2024年3月24日(日)
#353 ジ・アニマルズ「Inside Looking Out」(Decca)
#353 ジ・アニマルズ「Inside Looking Out」(Decca)
ジ・アニマルズ、66年2月リリースのシングル・ヒット曲。ジョン&アラン・ロマックス、エリック・バードン、チャス・チャンドラーの作品。トム・ウィルスンによるプロデュース。全英12位、全米34位。同年リリースのアルバム「Animalization」に収録。
英国のロック・バンド、アニマルズは63年ニューカッスル・アポン・タインにて結成。

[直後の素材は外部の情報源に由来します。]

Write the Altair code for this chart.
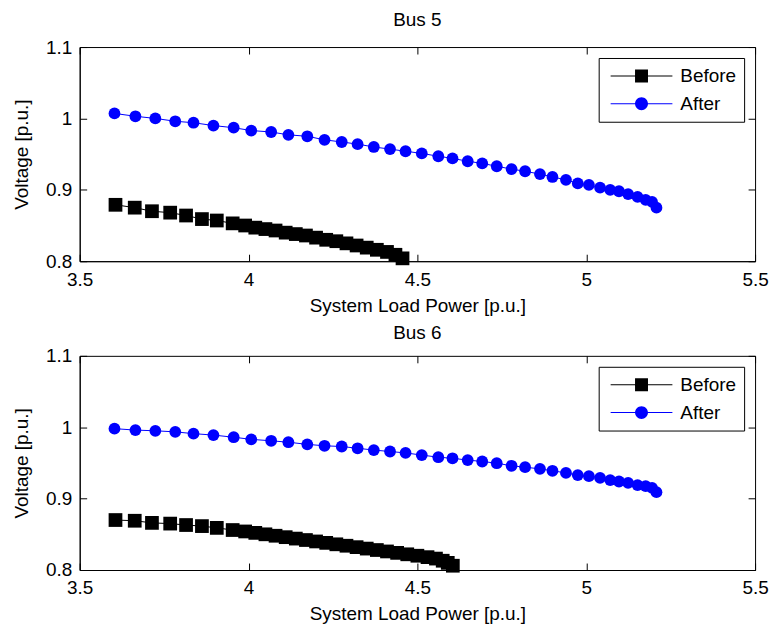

米国のブルース、R&Bを主なレパートリーとする。64年3月、シングル「Baby Let Me Take You Home」でデビュー、9月にファースト・アルバム「The Animals」をリリース。
バンド名は有名なバンド・リーダー、グレアム・ボンドが名付け親という。彼らのルックス、雰囲気から付けたらしい。
同年6月リリースのシングル「The House of the Rising Sun(邦題・朝日のあたる家)」が大ブレイク。米国のフォーク・ソングを黒いフィーリングでアレンジしたこの曲は、彼らの代名詞ともなり、日本でもヒットする。
以降、「We Gotta Get out of This Place(邦題・朝日のない街)」「Don’t Let Me Be Misunderstood(邦題・悲しき願い)」といった曲を立て続けにヒットさせ、トップ・グループに躍り出る。
しかし、好調は意外と長く続かず、66年にバンド・メンバーが3人も脱退して、一時解散状態に陥ってしまう。
その後、本拠地を米国サンフランシスコに移して「エリック・バードン&ジ・アニマルズ」という新バンド名で再開した。
本日取り上げた「Inside Looking Out」は、66年初頭、まだオリジナル・メンバーの5人で活動していた時期の作品だ。
作曲者のクレジットに、民族音楽学者のロマックス父子の名前が連なっているのは、この曲が彼らにより、もともとフォーク・ソングであったものが収集されたからである。そして息子のアランが自ら演奏したアルバム「Popular Songbook」により広く知られることとなる。
それをバンド・メンバーのバードンとチャンドラーがさらに自分達流に解釈、アレンジした成果が、本曲なのである。
とはいえ、パッと聴いただけでは、この曲が民間伝承のものだったとは、まず分からないよね。
筆者は(たぶん読者の皆さんも大半そうだと思うが)、この曲をまずグランド・ファンク・レイルロードのライブ盤で聴いて初めて知ったクチなのだが、当時から「オリジナルはアニマルズ」という情報は掴んでいたものの、もともとフォーク・ブルースであったとは後年になるまで知らなかった。
日本では「孤独の叫び」と名付けられたアニマルズ版は、今聴いてみても、実にヒップでイカしたビート・ナンバーだ。後のグランド・ファンクの、延々と続くライブ演奏も悪くはないのだが、筆者はオリジナルのきっちりコンパクトにまとまったバージョンの方に、どうしても軍配を挙げてしまうなぁ。
シンプルで隙のない、タイトなサウンド、パワフルなボーカルとコーラス。ギター・ソロに頼らずとも、圧倒的な迫力でリスナーのハートを揺さぶってやまないのである。
エド・サリバン・ショーに出演した時の映像も残っているので、そちらもご覧いただこう。当て振りではなく、ちゃんと生演奏をしていると思われるのだが、これが実にイカしている。「アニマルズ、けっこうやるじゃん!」と唸ってしまうパフォーマンスだ。
みてくれも演奏も泥臭く、華やかさには欠けるが、ホンモノの実力を持ったバンド、それがアニマルズだ。単なる黒人音楽の模倣から一歩進んで、自分達のものとして消化したその卓越したセンスを、この曲に嗅ぎ取って欲しい。